6.01.2012

Jimmy Edgar, Majenta plein les yeux

A l’instar de notre Sébastien Tellier, mais dans une gamme chromatique différente, le producteur de Détroit Jimmy Edgard irrigue son nouvel effort, «Majenta», de couleurs acidulées. Ce fou de Prince et de synthétiseurs modulaires nous transporte dans des années musicales révolues (les 80’s) et nous convainc qu’elles sont encore d'actualité. Entretien exclusif.


Comment a été accueilli la sortie de ton précédent album, « XXX », réalisé pour le compte de !K7 en 2010 ?
Jimmy Edgard : Les réactions ont été très positives aux Etats-Unis.
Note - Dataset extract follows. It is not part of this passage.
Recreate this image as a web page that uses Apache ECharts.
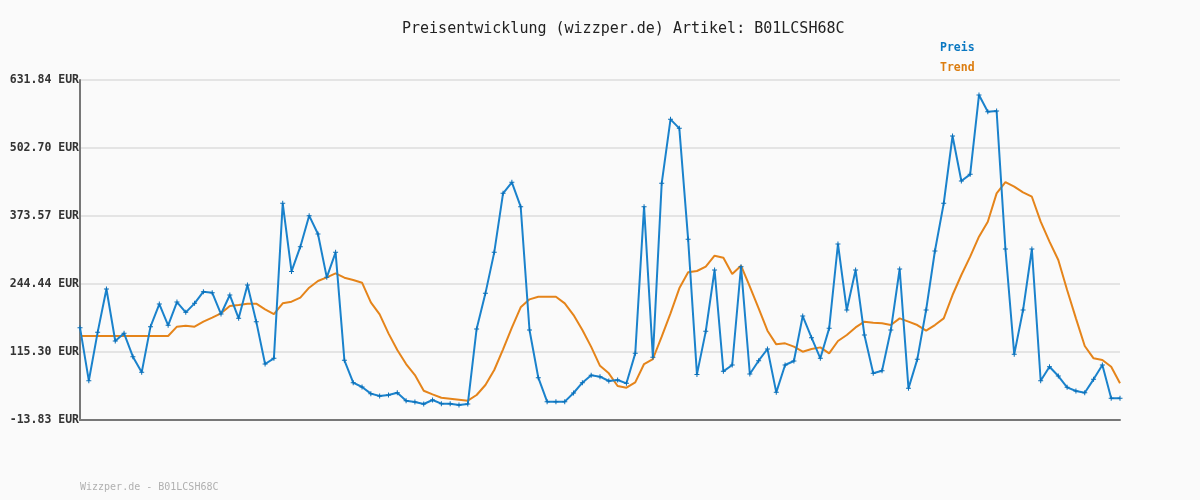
<!DOCTYPE html>
<html>
<head>
<meta charset="utf-8">
<script src="https://cdn.jsdelivr.net/npm/echarts@6/dist/echarts.min.js"></script>
<style>
html,body{margin:0;padding:0;background:#fafafa;}
#chart{width:1200px;height:500px;}
</style>
</head>
<body>
<div id="chart"></div>
<script>
const titleText = 'Preisentwicklung (wizzper.de) Artikel: B01LCSH68C';
const footerText = 'Wizzper.de - B01LCSH68C';
const seriesNames = ['Preis', 'Trend'];
const yTicks = [-13.83, 115.30, 244.44, 373.57, 502.70, 631.84];

const preis = [161.5, 60.8, 152.6, 234.9, 136.2, 150.7, 106.4, 76.7, 163.4, 206.4,
  165.9, 210.2, 190.6, 207.7, 229.8, 228.0, 187.4, 223.5, 179.2, 242.5,
  172.9, 92.5, 103.3, 397.6, 268.4, 315.3, 374.2, 339.4, 257.1, 304.5,
  99.5, 57.0, 48.8, 36.2, 31.7, 33.6, 38.0, 22.8, 20.3, 16.5,
  24.1, 17.2, 17.2, 14.6, 16.5, 159.0, 226.7, 304.5, 416.6, 437.5,
  391.3, 157.0, 66.5, 21.0, 21.0, 21.0, 37.4, 57.0, 71.0, 68.5,
  60.2, 62.1, 55.8, 112.7, 391.3, 105.2, 435.6, 557.1, 540.0, 329.2,
  72.8, 154.5, 271.0, 78.6, 90.6, 277.3, 73.5, 98.8, 121.0, 38.7,
  90.6, 98.2, 183.6, 142.5, 103.3, 160.2, 320.4, 195.0, 271.0, 147.6,
  74.8, 79.8, 157.0, 272.9, 46.3, 101.3, 195.0, 307.1, 397.6, 525.5,
  440.0, 452.7, 603.3, 571.7, 573.0, 310.9, 110.8, 195.0, 310.9, 60.8,
  87.4, 69.7, 48.2, 41.2, 38.0, 63.4, 90.6, 27.3, 27.3];

const trend = [145.7, 145.7, 145.7, 145.7, 145.7, 145.7, 145.7, 145.7, 145.7, 145.7,
  145.7, 163.4, 165.3, 163.4, 172.9, 180.5, 188.7, 202.6, 204.5, 207.1,
  207.1, 196.3, 187.4, 207.7, 210.8, 218.4, 237.4, 250.1, 257.1, 264.7,
  256.4, 252.0, 246.9, 209.6, 186.8, 150.7, 119.1, 92.5, 71.6, 41.8,
  34.9, 28.5, 26.6, 24.7, 22.8, 33.6, 52.6, 81.1, 120.3, 161.5,
  200.1, 215.3, 220.3, 220.3, 220.3, 207.7, 185.5, 157.0, 125.0, 89.0,
  74.8, 50.7, 47.5, 57.7, 92.5, 102.0, 144.4, 188.7, 236.2, 266.6,
  269.1, 277.3, 298.2, 294.4, 263.4, 279.2, 239.3, 198.2, 155.8, 129.8,
  131.7, 125.4, 115.9, 121.0, 124.1, 112.7, 136.2, 147.6, 162.0, 172.9,
  171.0, 169.7, 166.5, 179.2, 172.9, 166.5, 155.8, 166.5, 179.2, 223.5,
  261.5, 296.3, 334.3, 362.8, 416.6, 438.1, 429.2, 418.5, 410.2, 362.8,
  324.8, 290.0, 233.0, 179.2, 126.7, 103.3, 100.1, 87.4, 55.8];

const categories = preis.map((_, i) => String(i + 1));

const colPreis = '#1a82cc';
const colTrend = '#e5841a';
const mono = '"DejaVu Sans Mono", monospace';

const chart = echarts.init(document.getElementById('chart'), null, {renderer: 'canvas'});
chart.setOption({
  backgroundColor: '#fafafa',
  animation: false,
  title: [{
    text: titleText,
    left: 402, top: 22, padding: 0,
    textStyle: {fontFamily: mono, fontSize: 15, fontWeight: 'normal', color: '#222'}
  }, {
    text: footerText,
    left: 80, top: 482, padding: 0,
    textStyle: {fontFamily: mono, fontSize: 10, fontWeight: 'normal', color: '#b0b0b0'}
  }],
  legend: {
    orient: 'vertical', left: 930, top: 37,
    icon: 'none', itemWidth: 0, itemHeight: 12, itemGap: 8,
    selectedMode: false,
    data: [
      {name: seriesNames[0], textStyle: {color: '#0a78c2'}},
      {name: seriesNames[1], textStyle: {color: '#dc7d10'}}
    ],
    textStyle: {fontFamily: mono, fontSize: 11.5, fontWeight: 'bold', padding: 0}
  },
  grid: {left: 80, right: 80, top: 80, bottom: 80, containLabel: false},
  xAxis: {
    type: 'category', data: categories, boundaryGap: false,
    axisLine: {show: true, onZero: false, lineStyle: {color: '#777', width: 2}},
    axisTick: {show: false}, axisLabel: {show: false}, splitLine: {show: false}
  },
  yAxis: {
    type: 'value', min: yTicks[0], max: yTicks[yTicks.length - 1],
    axisLine: {show: true, lineStyle: {color: '#777', width: 2}},
    axisTick: {show: false, customValues: yTicks},
    axisLabel: {
      customValues: yTicks, margin: 1,
      formatter: v => v.toFixed(2) + ' EUR',
      fontFamily: mono, fontSize: 11.5, fontWeight: 'bold', color: '#333'
    },
    splitLine: {show: true, lineStyle: {color: '#e4e4e4', width: 2}}
  },
  series: [{
    name: seriesNames[0], type: 'line', data: preis,
    lineStyle: {color: colPreis, width: 2},
    itemStyle: {color: '#0a6fb8'},
    symbol: 'path://M2,0H3V2H5V3H3V5H2V3H0V2H2Z', symbolSize: 5, showSymbol: true,
    z: 3
  }, {
    name: seriesNames[1], type: 'line', data: trend,
    lineStyle: {color: colTrend, width: 2},
    itemStyle: {color: colTrend},
    symbol: 'none', z: 2
  }]
});
</script>
</body>
</html>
En Europe, ce disque a un peu déconcerté les gens mais l’accueil a quand même été plutôt bon. En fait, les influences sur ce disque viennent principalement du R ‘n’ B et c’est quelque chose de très américain… Aujourd’hui, le R ‘n’ B est probablement l’une des formes musicales les plus américaines qui soit avec le jazz. Techniquement, l’album est parfait. J’ai travaillé dessus pendant 5 ans et j’ai utilisé beaucoup de matériel analogique de « class A » sur ce disque. A mon humble avis, la production de « XXX » est l’une des  meilleures que j’ai réalisée à ce jour.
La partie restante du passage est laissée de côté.